I have a link to this thread at the ready. I'm going to try building a link library of the more valuable threads by category. We'll see, I'm gonna do a lot of things. :laughing:


----------



## chrisn (Dec 23, 2007)

jsheridan said:


> Thanks BJ, the site is real happy with it. It's actually making some rounds in different paint cos, how far I don't know. But people from Behr have recieved it, the pro desk manager at HD is forwarding it to his paint counter people and his glidden rep. And it's gone to numerous BM people store level and above. I was picking the brain of a BM sales rep at a dealer Christmas luncheon and followed it up with an email, including an invite to the forum. I told him it's a tough crowd here when it comes to paint and primer in one, which they're all on board with now. He stated unequivocally that you can put Aura over bare drywall with no problem. I said I'm not buying it until I see some proof, testing, samples, etc. So far, mad scientist Jack Pauhl is the only evidence I've seen, and that still doesn't tell me it's healthy.
> I have a link to this thread at the ready. I'm going to try building a link library of the more valuable threads by category. We'll see, I'm gonna do a lot of things. :laughing:


 
I think to problem with his "research" is sort of the same as CR's, , they have no valid info on what happens down the road


----------



## chrisn (Dec 23, 2007)

Brushjockey said:


> Yes JS- Good article- I think we should have it at the ready when the subject comes up to link rather than write it out each time.


 
I have it tucked away and will do that since it seems I am up the earliest, most days.:whistling2:


----------



## jsheridan (Jan 30, 2011)

chrisn said:


> I think to problem with his "research" is sort of the same as CR's, , they have no valid info on what happens down the road


Exactamundo!

Yes, you are quite the early bird.:laughing:


----------



## Matthewt1970 (Sep 16, 2008)

Kinda looks like he was intentionally trying to get the ICI and Duration to flash only rolling 1/3 of the wall at a time. And I also see 3 different shades of red there and that can make all the difference in the world when it comes to red. Also, in think SW has ColorAccents series which has true red bases, not the Ultra Deep Base he did the duration in.


----------



## jawadesign (Dec 13, 2011)

A quick observation... I was in both SW and BM over the weekend doing a little product and price comparison.

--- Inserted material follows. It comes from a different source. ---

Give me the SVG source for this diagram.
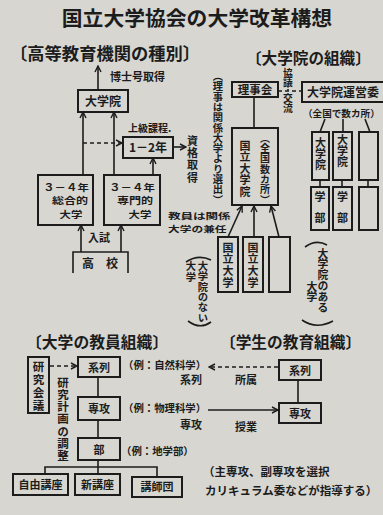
<svg xmlns="http://www.w3.org/2000/svg" width="383" height="515" viewBox="0 0 383 515">
<defs>
<style>
text{font-family:"Noto Sans CJK JP","Noto Sans CJK SC",sans-serif;fill:#1c1c1c;font-weight:700}
.h{font-weight:700}
.m{text-anchor:middle}
.v{writing-mode:vertical-rl}
.bx{fill:none;stroke:#1c1c1c;stroke-width:2}
.ln{fill:none;stroke:#1c1c1c;stroke-width:1.6}
.ds{stroke-dasharray:4 3}
</style>
<marker id="ah" markerWidth="8" markerHeight="8" refX="7" refY="4" orient="auto" markerUnits="userSpaceOnUse"><path d="M1,1 L7,4 L1,7" fill="none" stroke="#1c1c1c" stroke-width="1.4"/></marker>
</defs>
<rect width="383" height="515" fill="#d7d6d1"/>
<text id="title" x="197" y="26" class="m h" font-size="20.8">国立大学協会の大学改革構想</text>

<g id="section-higher-ed">
<text x="10" y="60" font-size="17.3">〔高等教育機関の種別〕</text>
<text x="110" y="81" font-size="11">博士号取得</text>
</g>
<g id="n-daigakuin"><rect class="bx" x="78" y="90" width="50" height="22"/><text x="103" y="106" class="m" font-size="12">大学院</text></g>
<g id="n-jokyu"><text x="128" y="132" font-size="10">上級課程.</text><rect class="bx" x="123" y="137" width="50" height="21"/><text x="148" y="152" class="m" font-size="12">1－2年</text></g>
<g id="n-shikaku"><text x="192.5" y="135" class="v" font-size="11" letter-spacing="1.3">資格取得</text></g>
<g id="n-sogo"><rect class="bx" x="38" y="175" width="55" height="50"/>
<text class="m" font-size="9.5" transform="translate(66,190.5) scale(1.2,1)">３－４年</text>
<text class="m" font-size="9.5" transform="translate(70,204) scale(1.27,1)">総合的</text>
<text class="m" font-size="9.5" transform="translate(71,218) scale(1.2,1)">大学</text></g>
<g id="n-senmon"><rect class="bx" x="104" y="175" width="56" height="50"/>
<text class="m" font-size="9.5" transform="translate(132,190.5) scale(1.2,1)">３－４年</text>
<text class="m" font-size="9.5" transform="translate(135,204) scale(1.27,1)">専門的</text>
<text class="m" font-size="9.5" transform="translate(140,218) scale(1.2,1)">大学</text></g>
<g id="n-koko"><path class="ln" d="M73,273 V252 H128 V273"/><text x="100" y="268" class="m" font-size="12">高　校</text></g>
<text x="99" y="242" class="m" font-size="11">入試</text>

<g id="section-grad">
<text x="246" y="64" font-size="15.6">〔大学院の組織〕</text>
<text x="218" y="71" class="v" font-size="10.3">（理事は関係大学より選出）</text>
<text class="v" font-size="9.8"><tspan x="288" y="68">協議</tspan><tspan x="288" y="93">交流</tspan></text>
</g>
<g id="n-rijikai"><rect class="bx" x="232" y="82" width="46" height="15"/><text x="255" y="94" class="m" font-size="11.5">理事会</text></g>
<g id="n-kokuritsu-in"><rect class="bx" x="232" y="128" width="46" height="77"/>
<text x="245" y="140" class="v" font-size="11" letter-spacing="0.6">国立大学院</text>
<text x="265" y="133" class="v" font-size="10" letter-spacing="0.3">（全国数カ所）</text></g>
<g id="n-unei"><rect class="bx" x="302" y="82" width="90" height="20"/><text x="307" y="97" font-size="12">大学院運営委</text>
<text x="303" y="117" font-size="9.6">（全国で数カ所）</text></g>
<g id="n-col1"><rect class="bx" x="312" y="132" width="17" height="48"/><text x="320.5" y="137" class="v" font-size="11">大学院</text>
<rect class="bx" x="311" y="187" width="18" height="43"/><text class="m" font-size="11"><tspan x="320" y="201">学</tspan><tspan x="320" y="222">部</tspan></text></g>
<g id="n-col2"><rect class="bx" x="333" y="132" width="19" height="48"/><text x="342.5" y="134" class="v" font-size="11">大学院</text>
<rect class="bx" x="333" y="187" width="19" height="43"/><text class="m" font-size="11"><tspan x="342.5" y="201">学</tspan><tspan x="342.5" y="222">部</tspan></text></g>
<g id="n-col3"><rect class="bx" x="359" y="132" width="19" height="48"/><rect class="bx" x="359" y="187" width="19" height="43"/></g>
<g id="n-aru"><path class="ln" d="M305,247 Q316,239 327,245"/><text class="v" font-size="10.8"><tspan x="323" y="248">大学院のある</tspan><tspan x="312" y="281">大学</tspan></text><path class="ln" d="M302,320 Q316,330 333,321"/></g>
<g id="n-kokuritsu"><rect class="bx" x="218" y="237" width="20" height="55"/><text x="228" y="242" class="v" font-size="11" letter-spacing="0.8">国立大学</text>
<rect class="bx" x="243" y="237" width="20" height="55"/><text x="253" y="242" class="v" font-size="11" letter-spacing="0.8">国立大学</text>
<rect class="bx" x="269" y="237" width="21" height="55"/></g>
<g id="n-kennin">
<text font-size="8.2" transform="translate(168,219) scale(1.53,1)">教員は関係</text>
<text font-size="8.2" transform="translate(168,231.5) scale(1.43,1)">大学の兼任</text></g>
<g id="n-nai"><path class="ln" d="M186,262 Q198,254 211,260"/><text class="v" font-size="10.3"><tspan x="203" y="261">大学院のない</tspan><tspan x="191" y="261">大学</tspan></text><path class="ln" d="M188,321 Q200,330 211,322"/></g>

<g id="section-faculty">
<text x="26" y="348" font-size="15.8">〔大学の教員組織〕</text>
<text x="63" y="377" class="v" font-size="11.5" letter-spacing="0.6">研究計画の調整</text>
</g>
<g id="n-kenkyukaigi"><rect class="bx" x="28" y="357" width="21" height="56"/><text x="38.5" y="361" class="v" font-size="11.5" letter-spacing="1.5">研究会議</text></g>
<g id="n-keiretsu-f"><rect class="bx" x="78" y="357" width="42" height="20"/><text x="99" y="371.5" class="m" font-size="11">系列</text></g>
<g id="n-senko-f"><rect class="bx" x="78" y="397" width="42" height="23"/><text x="99" y="413" class="m" font-size="11">専攻</text></g>
<g id="n-bu"><rect class="bx" x="78" y="438" width="42" height="22"/><text x="99" y="453.5" class="m" font-size="11">部</text></g>
<g id="n-jiyu"><rect class="bx" x="13" y="474" width="55" height="21"/><text x="40.5" y="489" class="m" font-size="11">自由講座</text></g>
<g id="n-shin"><rect class="bx" x="75" y="474" width="45" height="21"/><text x="97.5" y="489" class="m" font-size="11">新講座</text></g>
<g id="n-koshi"><rect class="bx" x="132" y="477" width="50" height="20"/><text x="157" y="491" class="m" font-size="11">講師団</text></g>
<g id="n-examples">
<text font-size="10.4"><tspan x="123" y="369">（例：自然科学）</tspan><tspan x="180" y="384" font-size="11">系列</tspan></text>
<text font-size="10.4"><tspan x="123" y="412">（例：物理科学）</tspan><tspan x="180" y="429" font-size="11">専攻</tspan></text>
<text x="121" y="455" font-size="10.4">（例：地学部）</text>
</g>

<g id="section-student">
<text x="220" y="348" font-size="15.7">〔学生の教育組織〕</text>
<text x="235" y="384" font-size="11">所属</text>
<text x="235" y="431" font-size="11">授業</text>
<text font-size="11.5"><tspan x="203" y="476">（主専攻、副専攻を選択</tspan><tspan x="205" y="495">カリキュラム委などが指導する）</tspan></text>
</g>
<g id="n-keiretsu-s"><rect class="bx" x="279" y="360" width="42" height="20"/><text x="300" y="374.5" class="m" font-size="11">系列</text></g>
<g id="n-senko-s"><rect class="bx" x="279" y="403" width="42" height="20"/><text x="300" y="417.5" class="m" font-size="11">専攻</text></g>

<g id="connectors">
<line class="ln" x1="98" y1="90" x2="98" y2="66" marker-end="url(#ah)"/>
<line class="ln" x1="83" y1="175" x2="83" y2="112" marker-end="url(#ah)"/>
<line class="ln" x1="114" y1="175" x2="114" y2="112" marker-end="url(#ah)"/>
<line class="ln ds" x1="83" y1="143" x2="122" y2="143" marker-end="url(#ah)"/>
<line class="ln" x1="173" y1="147" x2="186" y2="147" marker-end="url(#ah)"/>
<line class="ln" x1="153" y1="175" x2="153" y2="158" marker-end="url(#ah)"/>
<line class="ln" x1="81" y1="252" x2="81" y2="225" marker-end="url(#ah)"/>
<line class="ln" x1="121" y1="252" x2="121" y2="225" marker-end="url(#ah)"/>
<line class="ln" x1="254" y1="97" x2="254" y2="128"/>
<line class="ln ds" x1="278" y1="91" x2="302" y2="91"/>
<line class="ln" x1="288" y1="86" x2="288" y2="92" stroke-dasharray="1.5 1.5"/>
<line class="ln" x1="325" y1="119" x2="320" y2="132"/>
<line class="ln" x1="343" y1="119" x2="343" y2="132"/>
<line class="ln" x1="365" y1="119" x2="370" y2="132"/>
<line class="ln" x1="320" y1="180" x2="320" y2="187"/>
<line class="ln" x1="342" y1="180" x2="342" y2="187"/>
<line class="ln" x1="368" y1="180" x2="368" y2="187"/>
<line class="ln" x1="228" y1="237" x2="242" y2="206" marker-end="url(#ah)"/>
<line class="ln" x1="254" y1="237" x2="254" y2="206" marker-end="url(#ah)"/>
<line class="ln" x1="279" y1="237" x2="271" y2="206" marker-end="url(#ah)"/>
<line class="ln ds" x1="50" y1="366" x2="77" y2="366" marker-end="url(#ah)"/>
<line class="ln" x1="98" y1="377" x2="98" y2="397"/>
<line class="ln" x1="98" y1="420" x2="98" y2="438"/>
<line class="ln" x1="98" y1="460" x2="98" y2="474"/>
<path class="ln" d="M45,474 V467 H157 V477"/>
<line class="ln ds" x1="278" y1="367" x2="209" y2="367" marker-end="url(#ah)"/>
<line class="ln" x1="208" y1="410" x2="278" y2="410" marker-end="url(#ah)"/>
<line class="ln" x1="298" y1="380" x2="298" y2="403"/>
</g>
</svg>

I noticed BM had display boards up on the wall, 4 in barn red and 4 in sky blue. Basically it was a comparison grid. The two top panels displayed BM products, Aqua and Regal select and on the bottom, SW's duration and BEHR's ultra. The display was finished in a one and two coat application over, smoke, a grey colored band, sharpie, crayon and lipstick. The Aqua and Regal select completely covered the markings on the second coat, and the end result looked great!! The SW duration and BEHR ultra, the marks remained and were definitely visible. It would take at least another coat(3) to cover up the marks for both brands. This applied for both the barn red and sky blue. Based on BM's testimony, the BEHR ultra is NOT a 1-coat cover up paint/primer in one. Unfortunately, neither is SW's duration, one of their more superior DIY'rs paint. But remember, and this is where BM gets you, the duration does NOT have a primer built in, SW’s SuperPaint does however and it costs 27% less than the duration.
To be fair, I am not comparing apples to apples either, both Regal select and Duration are great paints for their price points and they both have their unique qualities. The difference for me is about 16% per gallon, Regal being the more expensive. 


That is all, take it for what it is...
James


----------



## housepaintingny (Jul 25, 2009)

jsheridan said:


> I reported in another thread that I did a sample test of Duration exterior on a prepped, but unprimed, section of cornice. As it happened, two to three weeks went by between the first and second coats. When I got back to do the final coat, there were some areas of discoloration haze where, maybe tannin, there was bleed through. I don't know if the second coat will hold that back. Does anyone with Duration experience know if it will? I know there are a lot of pros out there who run Duration as a primer/paint. I'm not a convert, just doing a test. The rest of the job was primed with BM Penetrating Oil primer.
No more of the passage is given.